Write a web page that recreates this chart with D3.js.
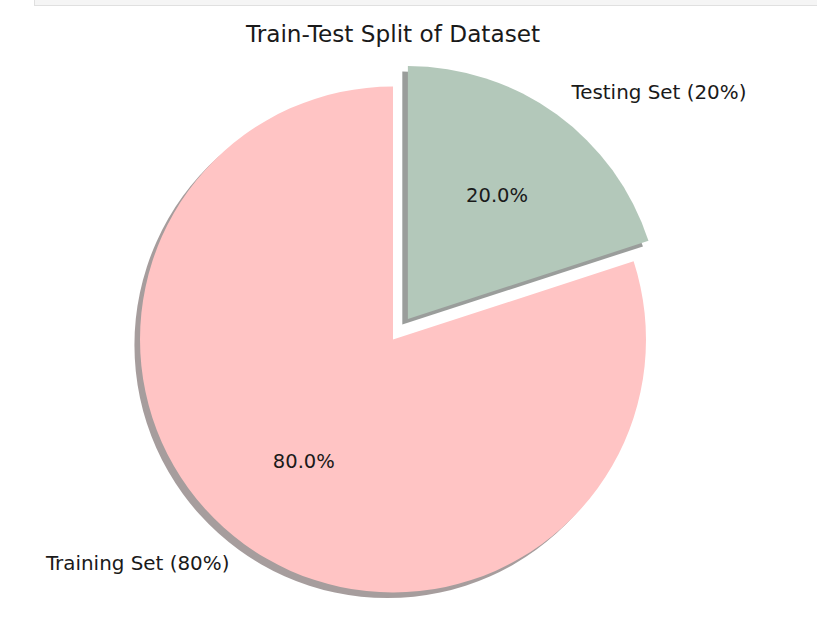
<!DOCTYPE html>
<html>
<head>
<meta charset="utf-8">
<script src="https://cdn.jsdelivr.net/npm/d3@7"></script>
<style>
  html, body { margin: 0; padding: 0; background: #fff; }
  svg { display: block; }
  text { font-family: "DejaVu Sans", sans-serif; fill: #1a1a1a; }
</style>
</head>
<body>
<svg id="chart" width="817" height="621"></svg>
<script>
// ---- data ----
const categories = ["Training Set (80%)", "Testing Set (20%)"];
const values = [80, 20];
const explode = [0, 0.1];
const colors = ["#ffc4c4", "#b3c8ba"];
const title = "Train-Test Split of Dataset";

// ---- layout ----
const W = 817, H = 621;
const cx = 393, cy = 339.5;
const R = 253;
const svg = d3.select("#chart");

// notebook chrome strip at the top
svg.append("rect")
  .attr("x", 34.5).attr("y", -2).attr("width", W).attr("height", 7.5)
  .attr("fill", "#f5f5f5").attr("stroke", "#e0e0e0").attr("stroke-width", 1);

// data units (radius = 1) -> pixels
const rs = d3.scaleLinear().domain([0, 1]).range([0, R]);

// matplotlib: startangle 90, counterclockwise => d3 angles going negative
const pie = d3.pie().sort(null).value(d => d.v).startAngle(0).endAngle(-2 * Math.PI);
const data = categories.map((c, i) => ({ c, v: values[i], e: explode[i], color: colors[i] }));
const arcs = pie(data);
const arc = d3.arc().innerRadius(0).outerRadius(rs(1));

const total = d3.sum(values);
arcs.forEach(a => {
  a.mid = (a.startAngle + a.endAngle) / 2;
  a.ox = Math.sin(a.mid) * rs(a.data.e);
  a.oy = -Math.cos(a.mid) * rs(a.data.e);
});

const g = svg.append("g").attr("transform", `translate(${cx},${cy})`);

// shadows (face colour * 0.3, alpha 0.5), offset (-0.02, -0.02) in data units
const sh = rs(0.022);
g.selectAll("path.shadow").data(arcs).join("path")
  .attr("class", "shadow")
  .attr("d", arc)
  .attr("transform", a => `translate(${a.ox - sh},${a.oy + sh})`)
  .attr("fill", a => {
    const c = d3.rgb(a.data.color);
    return d3.rgb(c.r * 0.3, c.g * 0.3, c.b * 0.3).toString();
  })
  .attr("fill-opacity", 0.5);

// wedges
g.selectAll("path.wedge").data(arcs).join("path")
  .attr("class", "wedge")
  .attr("d", arc)
  .attr("transform", a => `translate(${a.ox},${a.oy})`)
  .attr("fill", a => a.data.color);

// category labels at labeldistance 1.1
g.selectAll("text.lab").data(arcs).join("text")
  .attr("class", "lab")
  .attr("x", a => a.ox + Math.sin(a.mid) * rs(1.1))
  .attr("y", a => a.oy - Math.cos(a.mid) * rs(1.1))
  .attr("dy", "0.27em")
  .attr("text-anchor", a => Math.sin(a.mid) < 0 ? "end" : "start")
  .style("font-size", "19.9px")
  .text(a => a.data.c);

// percentage labels at pctdistance 0.6
g.selectAll("text.pct").data(arcs).join("text")
  .attr("class", "pct")
  .attr("x", a => a.ox + Math.sin(a.mid) * rs(0.6))
  .attr("y", a => a.oy - Math.cos(a.mid) * rs(0.6))
  .attr("dy", "0.27em")
  .attr("text-anchor", "middle")
  .style("font-size", "19.5px")
  .text(a => (a.data.v / total * 100).toFixed(1) + "%");

// title
svg.append("text")
  .attr("x", 393).attr("y", 41.5)
  .attr("text-anchor", "middle")
  .style("font-size", "23.2px")
  .text(title);
</script>
</body>
</html>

:::::

> _EXERCISE_
Reproduce the full material exactly, excluding the pictures.

> _REPLY TO THE TASK_
Write a web page that recreates this chart with D3.js.
<!DOCTYPE html>
<html>
<head>
<meta charset="utf-8">
<script src="https://cdn.jsdelivr.net/npm/d3@7"></script>
<style>
  html, body { margin: 0; padding: 0; background: #fff; }
  svg { display: block; }
  text { font-family: "DejaVu Sans", sans-serif; fill: #1a1a1a; }
</style>
</head>
<body>
<svg id="chart" width="817" height="621"></svg>
<script>
// ---- data ----
const categories = ["Training Set (80%)", "Testing Set (20%)"];
const values = [80, 20];
const explode = [0, 0.1];
const colors = ["#ffc4c4", "#b3c8ba"];
const title = "Train-Test Split of Dataset";

// ---- layout ----
const W = 817, H = 621;
const cx = 393, cy = 339.5;
const R = 253;
const svg = d3.select("#chart");

// notebook chrome strip at the top
svg.append("rect")
  .attr("x", 34.5).attr("y", -2).attr("width", W).attr("height", 7.5)
  .attr("fill", "#f5f5f5").attr("stroke", "#e0e0e0").attr("stroke-width", 1);

// data units (radius = 1) -> pixels
const rs = d3.scaleLinear().domain([0, 1]).range([0, R]);

// matplotlib: startangle 90, counterclockwise => d3 angles going negative
const pie = d3.pie().sort(null).value(d => d.v).startAngle(0).endAngle(-2 * Math.PI);
const data = categories.map((c, i) => ({ c, v: values[i], e: explode[i], color: colors[i] }));
const arcs = pie(data);
const arc = d3.arc().innerRadius(0).outerRadius(rs(1));

const total = d3.sum(values);
arcs.forEach(a => {
  a.mid = (a.startAngle + a.endAngle) / 2;
  a.ox = Math.sin(a.mid) * rs(a.data.e);
  a.oy = -Math.cos(a.mid) * rs(a.data.e);
});

const g = svg.append("g").attr("transform", `translate(${cx},${cy})`);

// shadows (face colour * 0.3, alpha 0.5), offset (-0.02, -0.02) in data units
const sh = rs(0.022);
g.selectAll("path.shadow").data(arcs).join("path")
  .attr("class", "shadow")
  .attr("d", arc)
  .attr("transform", a => `translate(${a.ox - sh},${a.oy + sh})`)
  .attr("fill", a => {
    const c = d3.rgb(a.data.color);
    return d3.rgb(c.r * 0.3, c.g * 0.3, c.b * 0.3).toString();
  })
  .attr("fill-opacity", 0.5);

// wedges
g.selectAll("path.wedge").data(arcs).join("path")
  .attr("class", "wedge")
  .attr("d", arc)
  .attr("transform", a => `translate(${a.ox},${a.oy})`)
  .attr("fill", a => a.data.color);

// category labels at labeldistance 1.1
g.selectAll("text.lab").data(arcs).join("text")
  .attr("class", "lab")
  .attr("x", a => a.ox + Math.sin(a.mid) * rs(1.1))
  .attr("y", a => a.oy - Math.cos(a.mid) * rs(1.1))
  .attr("dy", "0.27em")
  .attr("text-anchor", a => Math.sin(a.mid) < 0 ? "end" : "start")
  .style("font-size", "19.9px")
  .text(a => a.data.c);

// percentage labels at pctdistance 0.6
g.selectAll("text.pct").data(arcs).join("text")
  .attr("class", "pct")
  .attr("x", a => a.ox + Math.sin(a.mid) * rs(0.6))
  .attr("y", a => a.oy - Math.cos(a.mid) * rs(0.6))
  .attr("dy", "0.27em")
  .attr("text-anchor", "middle")
  .style("font-size", "19.5px")
  .text(a => (a.data.v / total * 100).toFixed(1) + "%");

// title
svg.append("text")
  .attr("x", 393).attr("y", 41.5)
  .attr("text-anchor", "middle")
  .style("font-size", "23.2px")
  .text(title);
</script>
</body>
</html>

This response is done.